A View to a Hunt

Trapped? What happened next??

 

 

In fact, it is equally important to know what transpired before I clicked this image.

It was a glorious morning on the plains of Masai Mara, Africa. We spotted this mother cheetah and her cub on the plains. On closer observation we figured they were keenly scrutinizing a large herd of Thomson Gazelles, obviously with the intention to hunt one of them. After a while the mother took her stalking posture and started advancing towards the herd slowly but decisively with the cub in tow. But alas, a hyena appeared on the scene and obviously keeping security of the cub in her mind the mother gave up on hunting.

We also got news that a huge male leopard was prowling close by. So we left this scene, tracked the huge Kaboso male leopard (more about that some other day), clicked a few good images and retuned to this scene just in time to witness a great drama that was to unfold before us.

The hyena had disappeared. Mother cheetah again started stalking. We all had our cameras ready. However, without warning she sprinted towards the herd and I realized I was watching the fastest land mammal in action for the first time in my life. By the time I recovered from the excitement and the shock and started firing shots, she had already pounced on a gazelle fawn that had no defense against a determined cheetah. I thought that was the end of it.

But within few seconds we saw, the mother was carrying the fawn towards her cub but the fawn was alive and was struggling to get free from the jaws of the cheetah. Mother dropped the fawn in front of her cub. The moment the fawn hit the ground it started running away from the cheetah duo and the cub immediately started chasing it. I then realized, this was no ordinary hunt sequence but a combination of hunt and hunt training.

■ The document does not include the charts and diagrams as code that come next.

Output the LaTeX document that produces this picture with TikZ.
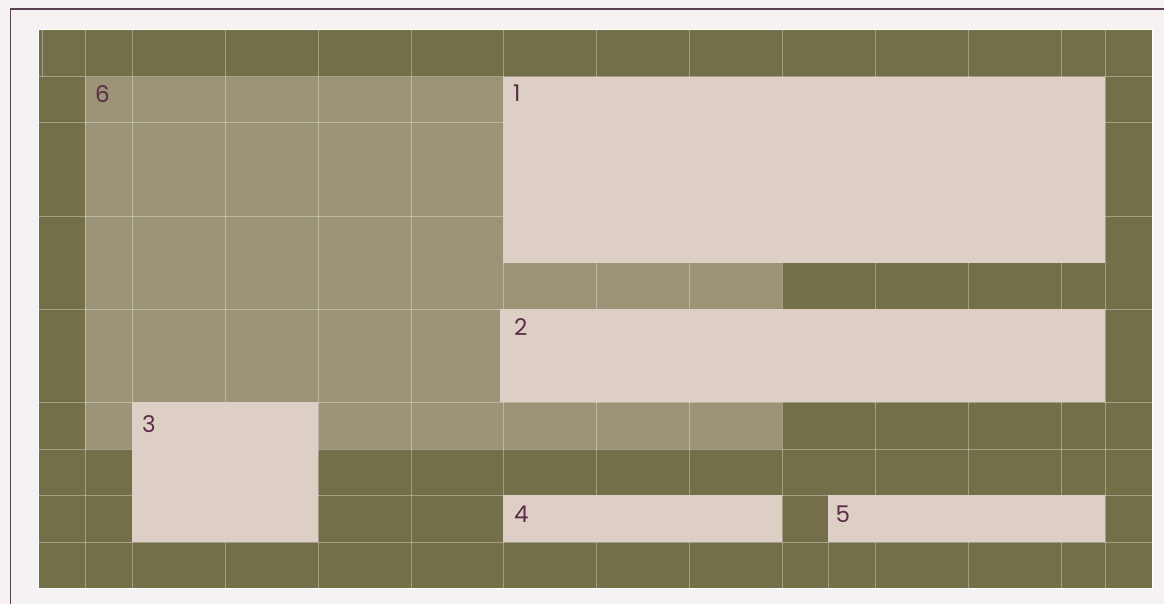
\documentclass[tikz,border=0pt]{standalone}
\usepackage{fontspec}
\setmainfont{Poppins}
\definecolor{bgc}{HTML}{F5F2F1}
\definecolor{darkol}{HTML}{737049}
\definecolor{lightol}{HTML}{9B9476}
\definecolor{beige}{HTML}{DDCFC6}
\definecolor{labc}{HTML}{5B2C48}
\definecolor{framec}{HTML}{5C4254}
\tikzset{
  itembox/.style={fill=beige, draw=none},
  gridline/.style={draw=white, draw opacity=0.33, line width=1pt},
  lab/.style={anchor=base west, inner sep=0pt, text=labc, font=\fontsize{23}{27}\selectfont},
}
\begin{document}
\begin{tikzpicture}[x=1pt,y=-1pt]
\useasboundingbox (0,0) rectangle (1164,604);
\fill[bgc] (0,0) rectangle (1164,604);
% outer frame (only top and left edges visible)
\draw[framec, line width=1.6pt] (10.5,610) -- (10.5,9) -- (1170,9);
% grid container
\draw[white, line width=1pt] (38.5,29.5) rectangle (1152.5,588.5);
\fill[darkol] (39,30) rectangle (1152,588);
% item 6 (spanning area)
\fill[lightol] (85,77) rectangle (782,449);
% grid lines
\foreach \gx in {85,132,225,318,411,503,596,689,782,875,968,1061,1105}
  \draw[gridline] (\gx,30) -- (\gx,588);
\foreach \gy in {77,123,216,309,402,449,495,542}
  \draw[gridline] (39,\gy) -- (1152,\gy);
\draw[gridline] (828,542) -- (828,588);
\draw[gridline] (42,30) -- (42,77);
% items
\fill[itembox] (503,77) rectangle (1105,263);
\fill[itembox] (500,309) rectangle (1105,402);
\fill[itembox] (132,402) rectangle (318,542);
\fill[itembox] (503,495) rectangle (782,542);
\fill[itembox] (828,495) rectangle (1105,542);
% labels
\node[lab] (l6) at (95,103) {6};
\node[lab] (l1) at (513,102) {1};
\node[lab] (l2) at (514,335.5) {2};
\node[lab] (l3) at (142,432) {3};
\node[lab] (l4) at (514,522.5) {4};
\node[lab] (l5) at (835.5,522.5) {5};
\end{tikzpicture}
\end{document}
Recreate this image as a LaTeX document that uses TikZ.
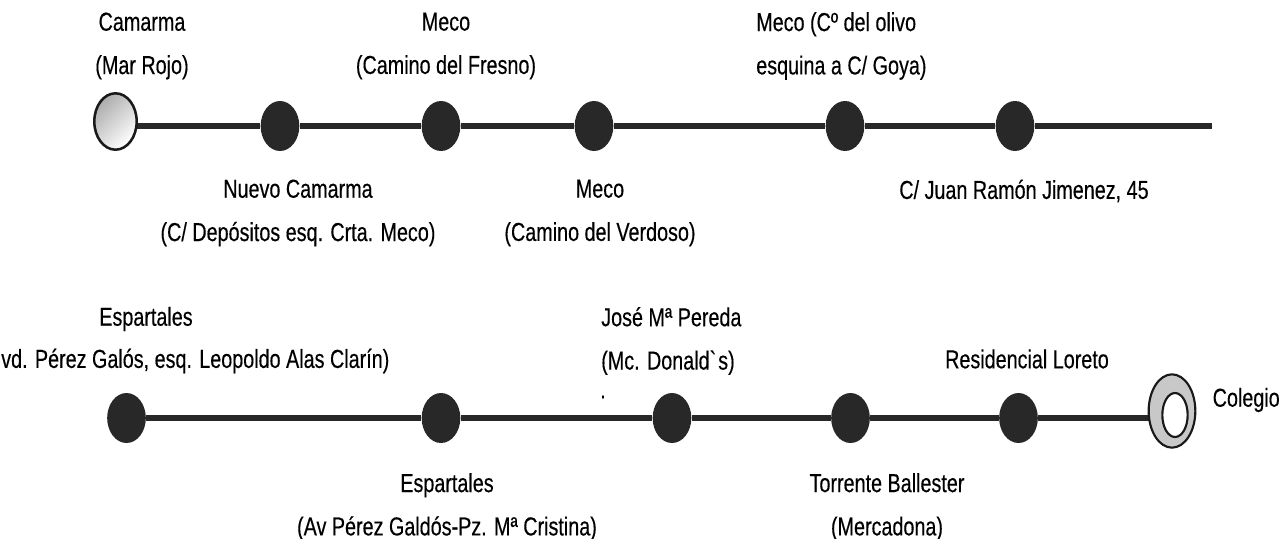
\documentclass[tikz,border=0pt]{standalone}
\usepackage{fontspec}
\setmainfont{Liberation Sans}[FakeStretch=0.76,FakeBold=0.3]
\usetikzlibrary{shapes.geometric,backgrounds}

\definecolor{stopgray}{RGB}{40,40,40}
\definecolor{schoolgray}{RGB}{200,200,200}
\tikzset{
  stopdot/.style={ellipse, fill=stopgray, inner sep=0pt, minimum width=29pt, minimum height=37.5pt},
  track/.style={draw=stopgray, line width=4.9pt},
  lbl/.style={inner sep=0.75pt, font=\fontsize{19.5}{32.5}\selectfont, text=black},
}

\begin{document}
\begin{tikzpicture}[x=0.75pt,y=0.75pt,yscale=-1,xscale=1]
        \useasboundingbox (0,0) rectangle (1283,539);
        %Shape: Ellipse [start]
        \node[ellipse, draw=black!90, line width=1.9pt, top color=gray!65, bottom color=white, shading angle=45, minimum width=31.8pt, minimum height=42.3pt, inner sep=0pt] (camarma) at (115.5,121.5) {};
        %Shape: Ellipse [stops, first route]
        \node[stopdot] (d1) at (280,126) {};
        \node[stopdot] (d2) at (441,126) {};
        \node[stopdot] (d3) at (594,126) {};
        \node[stopdot] (d4) at (845,126) {};
        \node[stopdot] (d5) at (1015,126) {};
        \coordinate (topend) at (1212,126);
        %Shape: Ellipse [stops, second route]
        \node[stopdot] (e1) at (126.5,418) {};
        \node[stopdot] (e2) at (441,418) {};
        \node[stopdot] (e3) at (672,418) {};
        \node[stopdot] (e4) at (850.5,418) {};
        \node[stopdot] (e5) at (1018.5,418) {};
        %Shape: Ellipse [school]
        \node[ellipse, draw=black!90, line width=1.6pt, fill=schoolgray, minimum width=35pt, minimum height=55pt, inner sep=0pt] (colegio) at (1172,411) {};
        \node[ellipse, draw=black!90, line width=1.6pt, fill=white, minimum width=19pt, minimum height=33pt, inner sep=0pt] (colegioin) at (1175,415) {};
        %Straight Lines
        \begin{scope}[on background layer]
          \draw[track] (camarma.center |- d1) -- (d1) -- (d2) -- (d3) -- (d4) -- (d5) -- (topend);
          \draw[track] (e1) -- (e2) -- (e3) -- (e4) -- (e5) -- (e5 -| colegio);
        \end{scope}

        % Text Node
        \node[lbl, align=center] (tCamarma) at (142,46) {Camarma\\(Mar Rojo)};
        % Text Node
        \node[lbl, align=center] (tFresno) at (446,46) {Meco\\(Camino del Fresno)};
        % Text Node
        \node[lbl, align=left, anchor=west] (tOlivo) at (755,46) {Meco (Cº del olivo\\esquina a C/ Goya)};
        % Text Node
        \node[lbl, align=center] (tNuevo) at (298,213) {Nuevo Camarma\\(C/ Depósitos esq. Crta. Meco)};
        % Text Node
        \node[lbl, align=center] (tVerdoso) at (600,213) {Meco\\(Camino del Verdoso)};
        % Text Node
        \node[lbl] (tJuan) at (1024,191) {C/ Juan Ramón Jimenez, 45};
        % Text Node
        \node[lbl] (tEspA) at (146,319) {Espartales};
        \node[lbl, anchor=west] (tEspB) at (0,361) {vd. Pérez Galós, esq. Leopoldo Alas Clarín)};
        % Text Node
        \node[lbl, align=left, anchor=west] (tPereda) at (600,341) {José Mª Pereda\\(Mc. Donald\textasciigrave s)};
        \node[lbl] (tPunto) at (603,397) {.};
        % Text Node
        \node[lbl] (tLoreto) at (1027,359) {Residencial Loreto};
        % Text Node
        \node[lbl, anchor=east] (tColegio) at (1281,400) {Colegio};
        % Text Node
        \node[lbl, align=center] (tEspC) at (447,507) {Espartales\\(Av Pérez Galdós-Pz. Mª Cristina)};
        % Text Node
        \node[lbl, align=center] (tTorrente) at (887,507) {Torrente Ballester\\(Mercadona)};
\end{tikzpicture}
\end{document}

Couple of times the cub caught up with the fawn only to realize that at the last moment the fawn had escaped. Seeing this the mother cheetah again joined the hunt and the picture at top depicts how they trapped the fawn. The mother caught it and again offered it to her cub, alive. Again, the fawn tried to escape and the cub almost caught up with it only to lose it again.

 

 

This picture depicts one such moment of capture, panic, confusion and escape. Cub chased the fawn for some distance and caught up with it. The next moment the fawn was on the ground and the cub was towering above it. But before the cub could deal the final blow to the fawn, it got back on all four and ran for its life one more time. This picture was clicked just then. Inexperience of both the fawn and the cub is so obviously seen here. In its attempt to run away from the cheetah cub, the fawn actually collided with it. The bewildered cub just could not figure out what to do next! The fawn recovered its poise quicker and escaped from the cub one more time before the inexperienced cub could regain its composure. The race continued thereafter.

 

 

This picture documents an epic wild life history moment. The fawn is running for its life and is being chased by the inexperienced cheetah cub. Mother cheetah is backing up behind the cub, so that the fawn is never out of her reach.

 

 

Here is another snapshot or an instance of wildlife history moment that I captured during the epic hunt of the gazelle fawn by the cheetah and hunt training of a cheetah cub during that hunt.

 

 

Finally, the mother cheetah again caught the fawn, killed it and then the mother and the cub feasted on it.

 

Do you think the saga finally ended there?

 

 

Some hunts succeed and the hunters get the food and nourishment that they need so desperately. Many other hunts fail and the potential prey escape and save their precious lives. Such is life! As an observer one just witnesses such events without intervening (that is, assuming it is possible to intervene at all, in the first place!).

 

Well we will all naturally think this is the end of this story?

 

Couple of days after this incident our naturalist informed us that only the mother cheetah is being sighted now for long periods of time, without the cub. The obvious conclusion being, the cub must have been attacked by a lion or a hyena after this hunting incident.

 

Such are the ways in the wild. One day a hunter, next day the hunted!